(Code that draws figures)
☆ ☆ ☆ ☆

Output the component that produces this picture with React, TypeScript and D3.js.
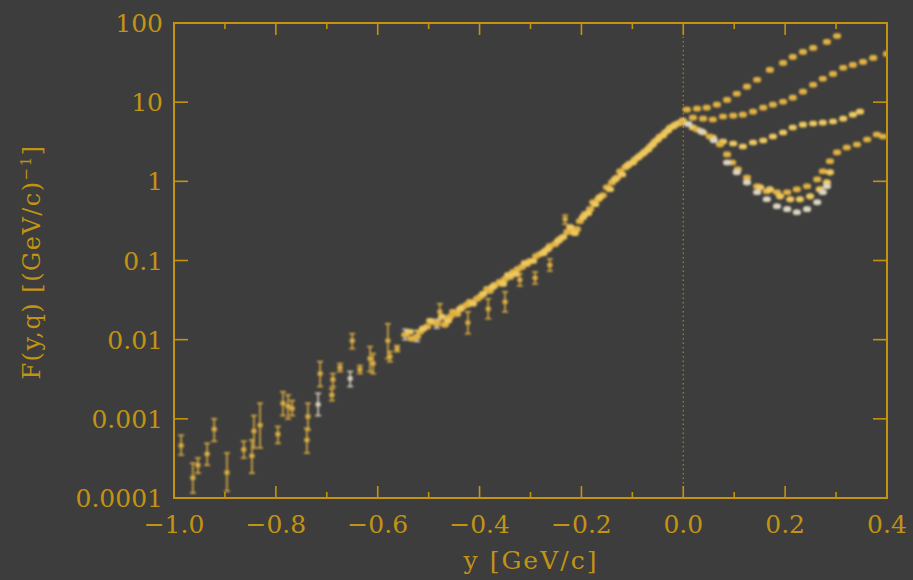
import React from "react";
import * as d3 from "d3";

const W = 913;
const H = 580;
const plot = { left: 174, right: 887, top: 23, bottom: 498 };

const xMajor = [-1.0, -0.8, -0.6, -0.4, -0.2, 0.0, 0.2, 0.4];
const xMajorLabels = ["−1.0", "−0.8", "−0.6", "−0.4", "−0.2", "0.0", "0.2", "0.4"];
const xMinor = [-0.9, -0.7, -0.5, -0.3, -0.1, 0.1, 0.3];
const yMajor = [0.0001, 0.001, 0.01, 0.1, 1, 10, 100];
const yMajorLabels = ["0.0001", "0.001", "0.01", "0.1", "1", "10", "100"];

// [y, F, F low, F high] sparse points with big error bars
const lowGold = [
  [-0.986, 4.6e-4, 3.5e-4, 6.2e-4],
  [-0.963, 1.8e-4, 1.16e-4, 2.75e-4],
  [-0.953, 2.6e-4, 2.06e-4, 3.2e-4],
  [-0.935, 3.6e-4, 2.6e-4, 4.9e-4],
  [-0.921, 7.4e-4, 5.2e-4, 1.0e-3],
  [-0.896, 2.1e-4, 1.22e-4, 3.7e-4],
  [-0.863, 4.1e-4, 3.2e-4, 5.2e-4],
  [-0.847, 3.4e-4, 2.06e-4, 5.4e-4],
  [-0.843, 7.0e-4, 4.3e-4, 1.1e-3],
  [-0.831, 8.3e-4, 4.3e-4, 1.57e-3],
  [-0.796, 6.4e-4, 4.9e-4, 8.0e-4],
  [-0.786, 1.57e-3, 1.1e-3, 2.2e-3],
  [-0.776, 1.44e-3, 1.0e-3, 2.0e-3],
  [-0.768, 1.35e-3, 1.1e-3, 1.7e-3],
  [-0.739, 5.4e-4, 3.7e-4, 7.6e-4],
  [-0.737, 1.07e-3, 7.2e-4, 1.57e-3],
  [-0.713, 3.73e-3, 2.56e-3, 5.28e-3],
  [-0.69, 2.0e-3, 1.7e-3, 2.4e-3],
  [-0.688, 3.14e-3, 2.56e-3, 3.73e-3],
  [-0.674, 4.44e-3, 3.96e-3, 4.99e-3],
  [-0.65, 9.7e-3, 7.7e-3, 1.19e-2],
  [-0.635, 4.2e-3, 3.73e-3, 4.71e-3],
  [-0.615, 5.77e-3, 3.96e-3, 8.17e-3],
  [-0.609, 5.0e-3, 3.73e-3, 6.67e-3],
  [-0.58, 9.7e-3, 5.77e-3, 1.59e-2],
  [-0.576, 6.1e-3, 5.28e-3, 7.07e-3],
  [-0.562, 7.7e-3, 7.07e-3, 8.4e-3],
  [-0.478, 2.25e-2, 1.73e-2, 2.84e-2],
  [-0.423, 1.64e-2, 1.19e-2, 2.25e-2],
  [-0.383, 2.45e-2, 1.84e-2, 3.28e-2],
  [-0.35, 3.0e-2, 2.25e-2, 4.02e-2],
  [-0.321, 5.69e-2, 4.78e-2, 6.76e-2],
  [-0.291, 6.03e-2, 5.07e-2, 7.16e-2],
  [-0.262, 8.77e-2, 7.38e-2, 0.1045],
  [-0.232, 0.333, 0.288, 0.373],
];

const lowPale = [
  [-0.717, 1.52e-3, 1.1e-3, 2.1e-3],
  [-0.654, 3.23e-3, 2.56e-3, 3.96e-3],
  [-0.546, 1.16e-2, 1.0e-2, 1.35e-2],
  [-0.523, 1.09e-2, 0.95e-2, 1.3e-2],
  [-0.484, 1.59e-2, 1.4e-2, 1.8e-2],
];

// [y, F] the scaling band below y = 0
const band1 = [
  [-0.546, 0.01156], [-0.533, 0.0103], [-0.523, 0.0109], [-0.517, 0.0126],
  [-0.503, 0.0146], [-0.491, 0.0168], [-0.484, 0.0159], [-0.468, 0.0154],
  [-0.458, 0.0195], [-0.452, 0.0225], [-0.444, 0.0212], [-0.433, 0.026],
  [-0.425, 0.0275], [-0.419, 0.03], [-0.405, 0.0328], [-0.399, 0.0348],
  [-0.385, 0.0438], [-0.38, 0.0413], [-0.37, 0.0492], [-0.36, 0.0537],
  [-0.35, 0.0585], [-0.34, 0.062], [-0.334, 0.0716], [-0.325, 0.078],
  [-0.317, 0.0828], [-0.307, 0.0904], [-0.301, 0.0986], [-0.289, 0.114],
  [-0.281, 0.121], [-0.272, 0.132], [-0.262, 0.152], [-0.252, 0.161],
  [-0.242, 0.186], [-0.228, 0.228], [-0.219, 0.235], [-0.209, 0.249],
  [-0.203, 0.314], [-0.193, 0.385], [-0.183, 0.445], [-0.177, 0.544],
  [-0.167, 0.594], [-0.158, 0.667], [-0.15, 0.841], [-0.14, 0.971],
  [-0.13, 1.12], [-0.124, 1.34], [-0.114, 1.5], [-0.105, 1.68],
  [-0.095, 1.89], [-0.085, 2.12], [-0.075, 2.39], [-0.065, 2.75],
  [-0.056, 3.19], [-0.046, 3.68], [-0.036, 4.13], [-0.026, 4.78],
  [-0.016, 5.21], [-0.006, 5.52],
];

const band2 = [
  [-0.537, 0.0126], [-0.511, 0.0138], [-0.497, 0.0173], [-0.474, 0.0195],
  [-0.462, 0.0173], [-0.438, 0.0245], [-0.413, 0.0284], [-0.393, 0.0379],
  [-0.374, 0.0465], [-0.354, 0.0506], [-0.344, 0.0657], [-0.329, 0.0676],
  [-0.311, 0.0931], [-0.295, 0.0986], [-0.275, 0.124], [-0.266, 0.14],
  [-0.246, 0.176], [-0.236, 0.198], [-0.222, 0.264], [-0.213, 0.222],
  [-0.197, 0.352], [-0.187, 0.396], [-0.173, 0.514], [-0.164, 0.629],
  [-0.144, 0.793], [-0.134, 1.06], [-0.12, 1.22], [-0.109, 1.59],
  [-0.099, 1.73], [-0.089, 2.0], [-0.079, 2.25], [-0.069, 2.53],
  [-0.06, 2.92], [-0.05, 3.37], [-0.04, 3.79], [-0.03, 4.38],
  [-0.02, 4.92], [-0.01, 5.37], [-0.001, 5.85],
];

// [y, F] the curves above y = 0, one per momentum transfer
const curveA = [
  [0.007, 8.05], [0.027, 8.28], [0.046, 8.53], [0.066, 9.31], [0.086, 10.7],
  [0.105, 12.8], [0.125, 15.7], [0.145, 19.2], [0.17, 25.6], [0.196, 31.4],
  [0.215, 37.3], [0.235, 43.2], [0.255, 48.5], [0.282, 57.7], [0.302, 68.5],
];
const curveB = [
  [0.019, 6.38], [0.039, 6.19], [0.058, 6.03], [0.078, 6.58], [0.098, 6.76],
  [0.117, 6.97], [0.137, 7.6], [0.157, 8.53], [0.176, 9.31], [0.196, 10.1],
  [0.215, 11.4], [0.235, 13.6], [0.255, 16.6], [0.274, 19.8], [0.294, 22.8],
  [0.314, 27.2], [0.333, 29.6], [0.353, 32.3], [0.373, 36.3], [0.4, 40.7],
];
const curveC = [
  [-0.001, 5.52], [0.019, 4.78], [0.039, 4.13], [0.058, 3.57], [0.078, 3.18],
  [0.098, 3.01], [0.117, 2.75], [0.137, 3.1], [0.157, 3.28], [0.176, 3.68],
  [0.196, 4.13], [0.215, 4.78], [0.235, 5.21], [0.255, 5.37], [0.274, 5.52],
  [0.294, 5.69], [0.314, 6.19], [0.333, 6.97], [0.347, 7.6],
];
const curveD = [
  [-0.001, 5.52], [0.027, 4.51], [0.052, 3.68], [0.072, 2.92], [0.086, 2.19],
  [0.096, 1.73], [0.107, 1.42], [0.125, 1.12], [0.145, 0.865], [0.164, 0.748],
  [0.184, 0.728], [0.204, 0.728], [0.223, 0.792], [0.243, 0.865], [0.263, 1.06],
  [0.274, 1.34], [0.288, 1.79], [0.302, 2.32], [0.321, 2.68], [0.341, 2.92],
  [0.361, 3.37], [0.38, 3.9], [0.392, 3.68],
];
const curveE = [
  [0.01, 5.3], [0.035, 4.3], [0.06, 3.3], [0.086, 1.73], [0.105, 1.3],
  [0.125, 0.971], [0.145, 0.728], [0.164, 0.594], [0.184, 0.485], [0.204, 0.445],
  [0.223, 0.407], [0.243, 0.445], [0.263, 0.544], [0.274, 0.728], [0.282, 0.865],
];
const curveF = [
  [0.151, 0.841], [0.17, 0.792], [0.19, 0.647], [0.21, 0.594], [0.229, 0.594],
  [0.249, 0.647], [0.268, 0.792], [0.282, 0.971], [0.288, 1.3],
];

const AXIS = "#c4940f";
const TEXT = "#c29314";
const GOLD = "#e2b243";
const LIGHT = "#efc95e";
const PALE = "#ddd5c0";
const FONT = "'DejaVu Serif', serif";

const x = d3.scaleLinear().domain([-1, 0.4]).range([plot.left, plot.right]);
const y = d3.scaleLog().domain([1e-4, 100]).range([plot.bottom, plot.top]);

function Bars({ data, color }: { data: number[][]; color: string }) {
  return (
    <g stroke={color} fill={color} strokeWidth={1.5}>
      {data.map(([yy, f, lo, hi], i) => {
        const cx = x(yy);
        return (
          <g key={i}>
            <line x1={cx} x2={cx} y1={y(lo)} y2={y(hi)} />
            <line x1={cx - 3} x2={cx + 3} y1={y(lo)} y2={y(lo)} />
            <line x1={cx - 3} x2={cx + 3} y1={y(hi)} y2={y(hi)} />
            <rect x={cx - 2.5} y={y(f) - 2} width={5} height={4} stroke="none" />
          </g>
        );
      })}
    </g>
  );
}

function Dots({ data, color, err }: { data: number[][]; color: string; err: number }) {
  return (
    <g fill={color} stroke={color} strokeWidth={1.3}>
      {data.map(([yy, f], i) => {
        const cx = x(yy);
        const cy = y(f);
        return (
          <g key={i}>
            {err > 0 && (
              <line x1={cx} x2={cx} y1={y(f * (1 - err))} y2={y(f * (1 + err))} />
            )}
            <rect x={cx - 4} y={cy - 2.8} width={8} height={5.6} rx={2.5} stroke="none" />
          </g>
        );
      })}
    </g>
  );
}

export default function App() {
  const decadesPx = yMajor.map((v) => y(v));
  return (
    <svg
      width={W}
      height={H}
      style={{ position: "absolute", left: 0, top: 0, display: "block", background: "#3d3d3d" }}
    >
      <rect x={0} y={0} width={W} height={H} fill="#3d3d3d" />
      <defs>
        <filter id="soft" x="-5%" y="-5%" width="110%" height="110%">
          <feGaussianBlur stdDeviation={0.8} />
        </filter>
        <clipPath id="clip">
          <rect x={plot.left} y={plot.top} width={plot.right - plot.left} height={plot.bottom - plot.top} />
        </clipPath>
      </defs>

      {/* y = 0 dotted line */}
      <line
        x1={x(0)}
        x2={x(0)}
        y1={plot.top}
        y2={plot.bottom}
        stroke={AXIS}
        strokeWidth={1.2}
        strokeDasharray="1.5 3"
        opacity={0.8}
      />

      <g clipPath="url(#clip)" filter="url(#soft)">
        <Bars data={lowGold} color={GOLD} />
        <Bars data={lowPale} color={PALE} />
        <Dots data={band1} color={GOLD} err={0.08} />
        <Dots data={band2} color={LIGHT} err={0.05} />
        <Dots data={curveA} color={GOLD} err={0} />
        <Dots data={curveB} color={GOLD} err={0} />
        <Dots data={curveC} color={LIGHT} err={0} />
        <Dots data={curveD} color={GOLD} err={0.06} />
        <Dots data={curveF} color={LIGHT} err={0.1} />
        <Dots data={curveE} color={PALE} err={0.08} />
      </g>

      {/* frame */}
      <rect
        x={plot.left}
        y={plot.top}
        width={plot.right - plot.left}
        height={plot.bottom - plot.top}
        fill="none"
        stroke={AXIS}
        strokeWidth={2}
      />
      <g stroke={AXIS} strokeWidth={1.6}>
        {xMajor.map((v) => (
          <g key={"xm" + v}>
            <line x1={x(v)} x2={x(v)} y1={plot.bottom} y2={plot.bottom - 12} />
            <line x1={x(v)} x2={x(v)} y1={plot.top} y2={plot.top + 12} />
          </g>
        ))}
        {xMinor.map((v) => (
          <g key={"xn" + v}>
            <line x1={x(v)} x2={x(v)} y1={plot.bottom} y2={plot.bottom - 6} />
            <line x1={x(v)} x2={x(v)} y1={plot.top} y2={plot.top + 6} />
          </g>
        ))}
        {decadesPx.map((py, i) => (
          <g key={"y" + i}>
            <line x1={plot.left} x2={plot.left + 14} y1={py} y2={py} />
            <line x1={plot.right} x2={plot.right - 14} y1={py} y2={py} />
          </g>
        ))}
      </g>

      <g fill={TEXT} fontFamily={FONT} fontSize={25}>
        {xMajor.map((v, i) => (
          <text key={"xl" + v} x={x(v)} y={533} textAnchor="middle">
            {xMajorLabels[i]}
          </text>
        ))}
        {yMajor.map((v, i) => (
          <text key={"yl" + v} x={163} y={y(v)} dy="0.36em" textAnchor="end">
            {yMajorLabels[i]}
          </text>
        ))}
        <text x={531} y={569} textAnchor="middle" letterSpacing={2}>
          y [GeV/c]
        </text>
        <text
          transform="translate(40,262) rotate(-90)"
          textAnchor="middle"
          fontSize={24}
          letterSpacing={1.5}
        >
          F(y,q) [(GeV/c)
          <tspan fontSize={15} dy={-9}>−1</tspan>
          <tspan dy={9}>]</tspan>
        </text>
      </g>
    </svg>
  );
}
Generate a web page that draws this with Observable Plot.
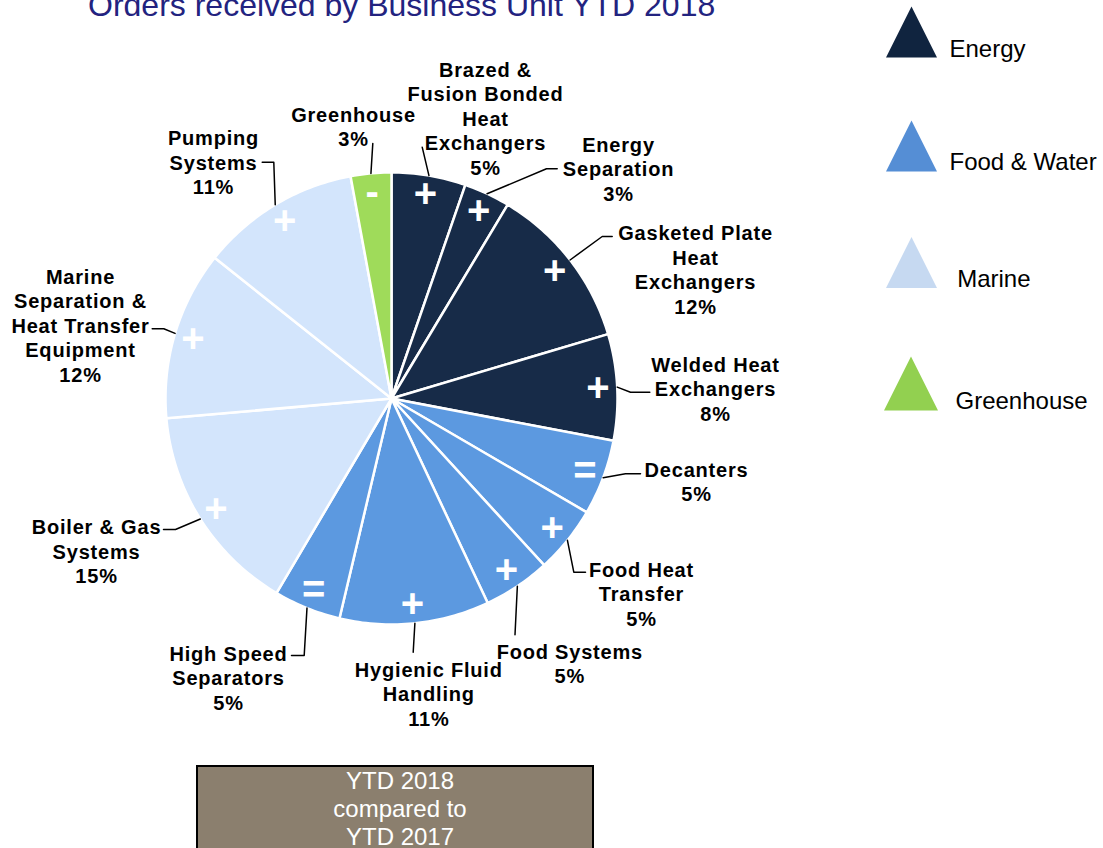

☆ ☆ ☆ ☆

• _GIVEN EXERCISE_
Give only the number of lines that include the word "this".

• _WRITTEN ANSWER_
2